To save the industry and the interests of the workers, the Communist Party of India (Marxist) and the West Bengal chief minister Buddhadeb Bhattacharjee raised this issue with the centre. On November 16, Buddhadeb wrote to the prime minister seeking a ban on cotton exports from the country and saying that the commodity was needed to meet the domestic demand and to protect the employment of millions engaged in the textile industry.


G Ramakrishnan, Tamilnadu state secretary of the Communist Party of India (Marxist), has demanded that the government put cotton under the Essential Commodities Act in order to curb the futures trading in cotton. He charged that the government policy of exporting cotton, without maintaining sufficient stock for meeting the domestic cotton requirement, was responsible for the current scenario.


Even though the situation is alarming, political issues of unprecedented corruption in 2G spectrum and CWG are keeping the UPA government busy without any time to concentrate on other affairs. Union minister for textiles Dayanidhi Maran is not ready to address the cotton crisis issue and is busy in getting his own name cleared in the spectrum scam.

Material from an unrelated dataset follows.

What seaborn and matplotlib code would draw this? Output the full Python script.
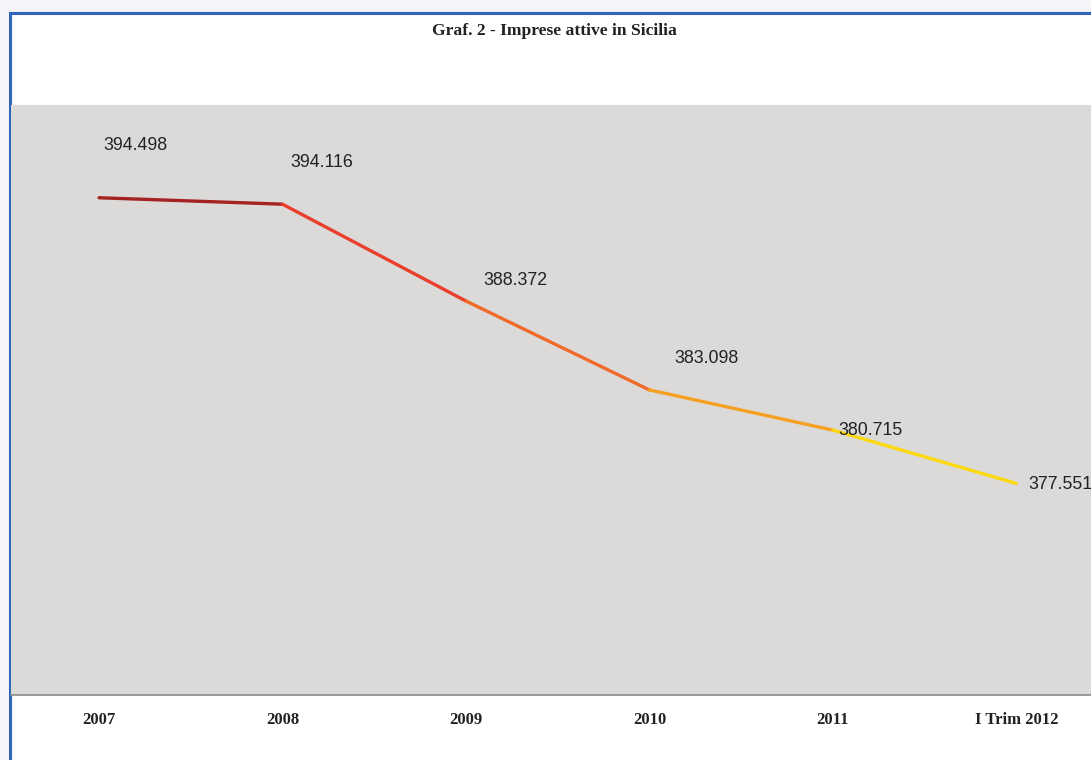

So to press their demand, the entire garment industry of the country went on a nationwide strike on November 19. The strike which was pan-India, saw the manufacturing activity in Tirupur, the knitwear capital of the country, come to a standstill, while Bhiwandi, Asia’s largest handloom cluster, witnessed a complete shutdown. Hosiery units in West Bengal and textile and apparel clusters in Coimbatore, Ludhiana, Ahmadabad, Bangalore, Delhi, NCR Region, Erode, Karur and Kannur experienced total strike. 0


This nationwide strike has been observed within one and a half months of the regional 48 hour bandh on September 24 and 25, observed at Tirupur. More than one lakh people, keeping their political differences in abeyance, gathered to fast in Tirupur on the same day, organised jointly by all the manufactures’ organisations and trade unions including the Centre of Indian Trade Unions.


This is the second warning from Tirupur!